The CBSL in a statement here said, “Investigations are yet continuing in relation to the funding allegedly provided by Raj Rajaratnam to the Tamil Rehabilitation Organisation (TRO). Accordingly, any reports that suggest that such investigations are concluded or that Mr. Rajaratnam has been cleared of possible involvement are incorrect and misleading.”

Mr. Rajaratnam is associated with several charities and in September, Sri Lanka Justice Minister Milinda Moragoda had told President Mahinda Rajapaksa that the Galleon group chief was willing to pay $1 million for the rehabilitation of LTTE child-soldiers.

Local media reports quoted Foreign Minister Rohitha Bogollagama as saying that he had objected to the proposal on the ground that the Foreign Ministry had given a dossier to the U.S. Treasury Department’s Directorate of Intelligence on Money Laundering which said Mr. Rajaratnam was involved in LTTE financing.

A report on the Sri Lankan Presidential website has said that Mr.
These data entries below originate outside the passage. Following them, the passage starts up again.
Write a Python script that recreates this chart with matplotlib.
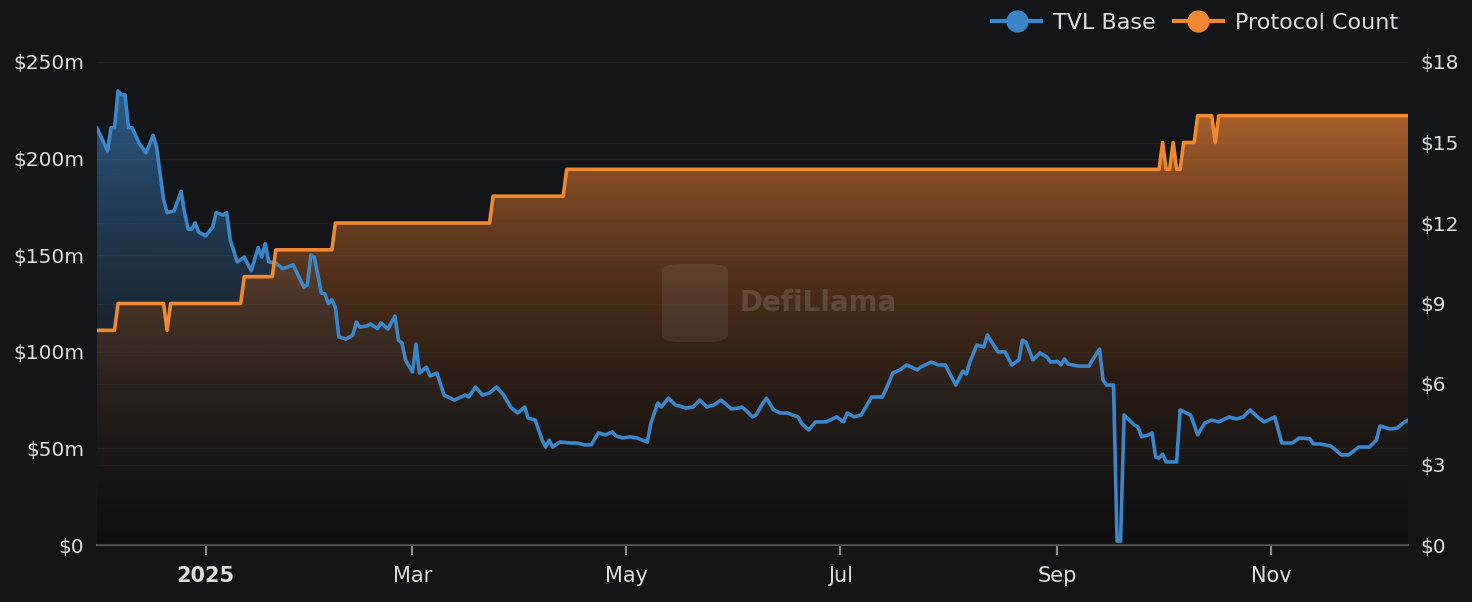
import matplotlib
matplotlib.use("Agg")
import matplotlib.pyplot as plt
import matplotlib.dates as mdates
import matplotlib.transforms as mtransforms
from matplotlib.patches import Polygon, FancyBboxPatch
from matplotlib.lines import Line2D
import numpy as np
import pandas as pd

# TVL Base, $m
tvl_dates = [
    "2024-12-01", "2024-12-04", "2024-12-05", "2024-12-06", "2024-12-07", "2024-12-08",
    "2024-12-09", "2024-12-10", "2024-12-11", "2024-12-13", "2024-12-15", "2024-12-17",
    "2024-12-18", "2024-12-20", "2024-12-21", "2024-12-23", "2024-12-25", "2024-12-26",
    "2024-12-27", "2024-12-28", "2024-12-29", "2024-12-30", "2025-01-01", "2025-01-03",
    "2025-01-04", "2025-01-06", "2025-01-07", "2025-01-08", "2025-01-10", "2025-01-12",
    "2025-01-14", "2025-01-16", "2025-01-17", "2025-01-18", "2025-01-19", "2025-01-21",
    "2025-01-23", "2025-01-26", "2025-01-27", "2025-01-29", "2025-01-30", "2025-01-31",
    "2025-02-01", "2025-02-03", "2025-02-04", "2025-02-05", "2025-02-06", "2025-02-07",
    "2025-02-08", "2025-02-10", "2025-02-12", "2025-02-13", "2025-02-14", "2025-02-16",
    "2025-02-17", "2025-02-19", "2025-02-20", "2025-02-22", "2025-02-24", "2025-02-25",
    "2025-02-26", "2025-02-27", "2025-03-01", "2025-03-02", "2025-03-03", "2025-03-05",
    "2025-03-06", "2025-03-08", "2025-03-10", "2025-03-13", "2025-03-16", "2025-03-17",
    "2025-03-19", "2025-03-21", "2025-03-23", "2025-03-25", "2025-03-27", "2025-03-29",
    "2025-03-31", "2025-04-02", "2025-04-03", "2025-04-05", "2025-04-07", "2025-04-08",
    "2025-04-09", "2025-04-10", "2025-04-12", "2025-04-15", "2025-04-17", "2025-04-19",
    "2025-04-21", "2025-04-23", "2025-04-25", "2025-04-27", "2025-04-28", "2025-04-30",
    "2025-05-02", "2025-05-04", "2025-05-07", "2025-05-08", "2025-05-10", "2025-05-11",
    "2025-05-13", "2025-05-15", "2025-05-17", "2025-05-18", "2025-05-20", "2025-05-22",
    "2025-05-24", "2025-05-26", "2025-05-28", "2025-05-29", "2025-05-31", "2025-06-02",
    "2025-06-03", "2025-06-04", "2025-06-06", "2025-06-07", "2025-06-09", "2025-06-10",
    "2025-06-12", "2025-06-14", "2025-06-16", "2025-06-19", "2025-06-20", "2025-06-22",
    "2025-06-24", "2025-06-27", "2025-06-30", "2025-07-02", "2025-07-03", "2025-07-05",
    "2025-07-07", "2025-07-10", "2025-07-13", "2025-07-14", "2025-07-16", "2025-07-18",
    "2025-07-20", "2025-07-23", "2025-07-24", "2025-07-27", "2025-07-29", "2025-07-31",
    "2025-08-03", "2025-08-05", "2025-08-06", "2025-08-07", "2025-08-09", "2025-08-11",
    "2025-08-12", "2025-08-15", "2025-08-17", "2025-08-19", "2025-08-21", "2025-08-22",
    "2025-08-23", "2025-08-25", "2025-08-27", "2025-08-29", "2025-08-30", "2025-09-01",
    "2025-09-02", "2025-09-03", "2025-09-04", "2025-09-07", "2025-09-10", "2025-09-11",
    "2025-09-13", "2025-09-14", "2025-09-15", "2025-09-17", "2025-09-18", "2025-09-19",
    "2025-09-20", "2025-09-23", "2025-09-24", "2025-09-25", "2025-09-27", "2025-09-28",
    "2025-09-29", "2025-09-30", "2025-10-01", "2025-10-02", "2025-10-05", "2025-10-06",
    "2025-10-09", "2025-10-11", "2025-10-13", "2025-10-15", "2025-10-17", "2025-10-20",
    "2025-10-22", "2025-10-24", "2025-10-26", "2025-10-28", "2025-10-30", "2025-11-02",
    "2025-11-04", "2025-11-05", "2025-11-07", "2025-11-09", "2025-11-12", "2025-11-13",
    "2025-11-15", "2025-11-18", "2025-11-21", "2025-11-23", "2025-11-26", "2025-11-29",
    "2025-12-01", "2025-12-02", "2025-12-05", "2025-12-07", "2025-12-09", "2025-12-10",
]
tvl_values = [
    215.8, 204.0, 216.0, 216.0, 235.0, 233.0,
    233.0, 216.0, 216.0, 208.0, 203.0, 212.0,
    206.0, 178.6, 172.0, 173.0, 183.0, 172.0,
    163.5, 163.5, 166.7, 162.0, 160.0, 164.6,
    172.0, 170.8, 172.0, 158.0, 146.5, 149.0,
    142.0, 154.0, 149.0, 156.0, 146.5, 146.0,
    143.0, 145.0, 141.0, 133.5, 134.6, 150.0,
    149.0, 130.4, 130.0, 125.0, 127.0, 123.0,
    107.7, 106.6, 108.7, 115.4, 112.8, 113.4,
    114.4, 112.0, 115.0, 111.8, 118.5, 106.0,
    104.6, 95.8, 89.5, 104.0, 89.0, 92.0,
    87.5, 89.0, 77.6, 75.0, 77.6, 76.6,
    81.8, 77.6, 78.7, 81.8, 77.6, 71.4,
    68.3, 71.4, 65.7, 64.7, 54.3, 50.7,
    54.3, 50.7, 53.3, 52.8, 52.8, 51.8,
    51.8, 58.0, 57.0, 58.5, 56.5, 55.4,
    56.0, 55.4, 53.3, 63.0, 73.5, 71.4,
    76.0, 72.5, 71.4, 70.9, 71.4, 75.0,
    71.4, 72.5, 75.0, 73.5, 70.4, 70.9,
    71.4, 69.9, 66.3, 67.3, 73.5, 76.0,
    69.9, 68.3, 68.3, 66.3, 63.0, 59.5,
    63.7, 63.7, 66.3, 63.7, 68.3, 66.3,
    67.3, 76.6, 76.6, 80.2, 89.0, 90.6,
    93.2, 90.6, 92.1, 94.7, 93.2, 93.2,
    82.8, 90.0, 88.5, 94.7, 103.5, 102.5,
    108.7, 100.0, 100.0, 93.2, 95.8, 106.0,
    105.0, 95.8, 99.4, 97.3, 94.7, 95.0,
    93.2, 96.3, 93.7, 92.6, 92.6, 95.8,
    101.4, 85.4, 82.8, 82.8, 2.0, 2.0,
    67.3, 62.0, 61.0, 56.0, 57.0, 58.0,
    45.5, 45.0, 47.0, 43.0, 43.0, 69.9,
    67.3, 57.0, 63.1, 64.7, 63.7, 66.3,
    65.2, 66.3, 69.9, 66.3, 63.7, 66.3,
    52.8, 52.8, 52.8, 55.4, 55.0, 52.3,
    52.3, 51.2, 46.6, 46.6, 50.7, 50.7,
    54.3, 61.6, 60.0, 60.6, 63.7, 64.5,
]

# Protocol Count
proto_dates = [
    "2024-12-01", "2024-12-06", "2024-12-07", "2024-12-20", "2024-12-21", "2024-12-22",
    "2025-01-11", "2025-01-12", "2025-01-20", "2025-01-21", "2025-02-06", "2025-02-07",
    "2025-03-23", "2025-03-24", "2025-04-13", "2025-04-14", "2025-09-30", "2025-10-01",
    "2025-10-02", "2025-10-03", "2025-10-04", "2025-10-05", "2025-10-06", "2025-10-07",
    "2025-10-10", "2025-10-11", "2025-10-15", "2025-10-16", "2025-10-17", "2025-12-10",
]
proto_counts = [
    8, 8, 9, 9, 8, 9,
    9, 10, 10, 11, 11, 12,
    12, 13, 13, 14, 14, 15,
    14, 14, 15, 14, 14, 15,
    15, 16, 16, 15, 16, 16,
]

left_ticks = [0, 50, 100, 150, 200, 250]
right_ticks = [0, 3, 6, 9, 12, 15, 18]
x_ticks = ["2025-01-01", "2025-03-01", "2025-05-01", "2025-07-01", "2025-09-01", "2025-11-01"]
x_labels = ["2025", "Mar", "May", "Jul", "Sep", "Nov"]

BG = "#141518"
BLUE = "#3a86c8"
ORANGE = "#f0882f"
TXT = "#dcdcdc"

plt.rcParams["font.family"] = ["DejaVu Sans"]

tx = mdates.date2num(pd.to_datetime(tvl_dates))
px = mdates.date2num(pd.to_datetime(proto_dates))
tv = np.array(tvl_values)
pc = np.array(proto_counts, dtype=float)

fig = plt.figure(figsize=(14.72, 6.02), dpi=100, facecolor=BG)
ax = fig.add_axes([97 / 1472, 1 - 545 / 602, (1408 - 97) / 1472, (545 - 62) / 602])
ax.set_facecolor(BG)
ax2 = ax.twinx()


def gradient_area(axis, x, y, rgba, trans):
    # rgba: (256, 4) colours from top (series max) to bottom (zero)
    verts = [(x[0], 0)] + list(zip(x, y)) + [(x[-1], 0)]
    poly = Polygon(verts, closed=True, facecolor="none", edgecolor="none", transform=trans)
    axis.add_patch(poly)
    im = axis.imshow(rgba[:, None, :], aspect="auto", origin="upper",
                     extent=[x[0], x[-1], 0, y.max()], transform=trans,
                     interpolation="bilinear", zorder=1)
    im.set_clip_path(poly)
    return im


t = np.linspace(1.0, 0.0, 256)

blue_grad = np.zeros((256, 4))
blue_grad[:, :3] = np.array([58, 134, 200]) / 255
blue_grad[:, 3] = 0.64 * t ** 2

orange_grad = np.zeros((256, 4))
orange_grad[:, :3] = np.outer(t ** 1.1, np.array([205, 115, 50]) / 255)
orange_grad[:, 3] = 0.25 + 0.55 * t

# faint grid for both scales, below the areas
grid_tr = mtransforms.blended_transform_factory(ax.transAxes, ax2.transData)
for v in left_ticks[1:]:
    ax.axhline(v, color="#222327", lw=1, zorder=0)
for v in right_ticks[1:]:
    ax.plot([0, 1], [v, v], color="#1d1e22", lw=1, zorder=0, transform=grid_tr)

# blue area on left axis (bottom layer), orange area above it
gradient_area(ax, tx, tv, blue_grad, ax.transData)
gradient_area(ax2, px, pc, orange_grad, ax2.transData)
# lines on top
ax2.plot(tx, tv, color=BLUE, lw=2.6, transform=ax.transData, zorder=3,
         solid_joinstyle="round")
ax2.plot(px, pc, color=ORANGE, lw=2.6, zorder=4, solid_joinstyle="round")

ax.set_xlim(tx[0], tx[-1])
ax.set_ylim(0, 250)
ax2.set_ylim(0, 18)
ax2.set_xlim(tx[0], tx[-1])

ax.set_yticks(left_ticks)
ax.set_yticklabels(["$0"] + ["$%dm" % v for v in left_ticks[1:]])
ax2.set_yticks(right_ticks)
ax2.set_yticklabels(["$%d" % v for v in right_ticks])

ax.set_xticks(mdates.date2num(pd.to_datetime(x_ticks)))
ax.set_xticklabels(x_labels)
ax.get_xticklabels()[0].set_fontweight("bold")

for a in (ax, ax2):
    for s in a.spines.values():
        s.set_visible(False)
ax.spines["bottom"].set_visible(True)
ax.spines["bottom"].set_color("#55575c")
ax.spines["bottom"].set_linewidth(1.5)

ax.tick_params(axis="x", colors="#8a8c90", length=7, width=1.5, pad=8,
               labelsize=15, labelcolor=TXT)
ax.tick_params(axis="y", length=0, pad=9, labelsize=14.5, labelcolor=TXT)
ax2.tick_params(axis="y", length=0, pad=9, labelsize=14.5, labelcolor=TXT)

# watermark
fig.text(818 / 1472, 1 - 303 / 602, "DefiLlama", color="white", alpha=0.14,
         fontsize=20, fontweight="bold", ha="center", va="center")
fig.patches.append(FancyBboxPatch((662 / 1472, 1 - 342 / 602), 66 / 1472, 78 / 602,
                                  boxstyle="round,pad=0,rounding_size=0.012",
                                  transform=fig.transFigure, facecolor="white",
                                  alpha=0.07, edgecolor="none"))

handles = [
    Line2D([], [], color=BLUE, lw=3, marker="o", markersize=15),
    Line2D([], [], color=ORANGE, lw=3, marker="o", markersize=15),
]
fig.legend(handles, ["TVL Base", "Protocol Count"], loc="center right",
           bbox_to_anchor=(1398 / 1472, 1 - 23 / 602), ncol=2, frameon=False,
           fontsize=16, labelcolor=TXT, handlelength=2.2, handletextpad=0.55,
           columnspacing=0.8, borderpad=0, borderaxespad=0)

fig.savefig("out.png", dpi=100, facecolor=BG)
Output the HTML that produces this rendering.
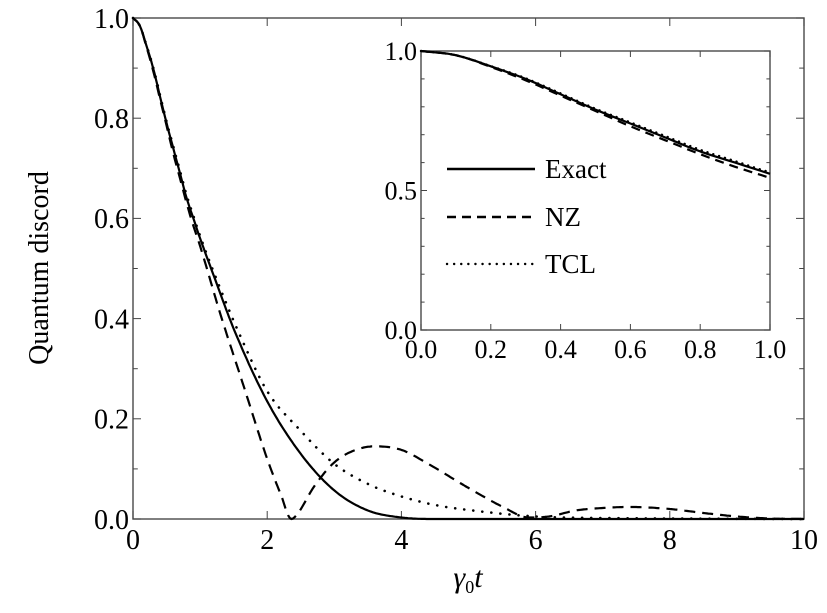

Rajaratnam is one of the wealthiest men in America with an estimated net worth of $1.3 billion and he was a major contributor to the campaigns of Hillary Clinton and also the single largest known U.S. contributor to a charity linked to the LTTE.

Separately, President Rajapaksa at a function in Southern Sri Lanka on Sunday said that even though terrorism had been defeated certain forces which tried to divide the country were still at large. “We are closely monitoring the situation and to defeat this and in the struggles ahead to build a new country we shall not fear to take necessary decisions in the face of any dangers that we may face,” he told the gathering.

“My own son joined the security forces and the children of other high ranking security forces personnel and other officials too joined the ranks. Some local politicians too had embraced these ideas in order to realise their own selfish personal goals at the expense of the country,” he was quoted as saying.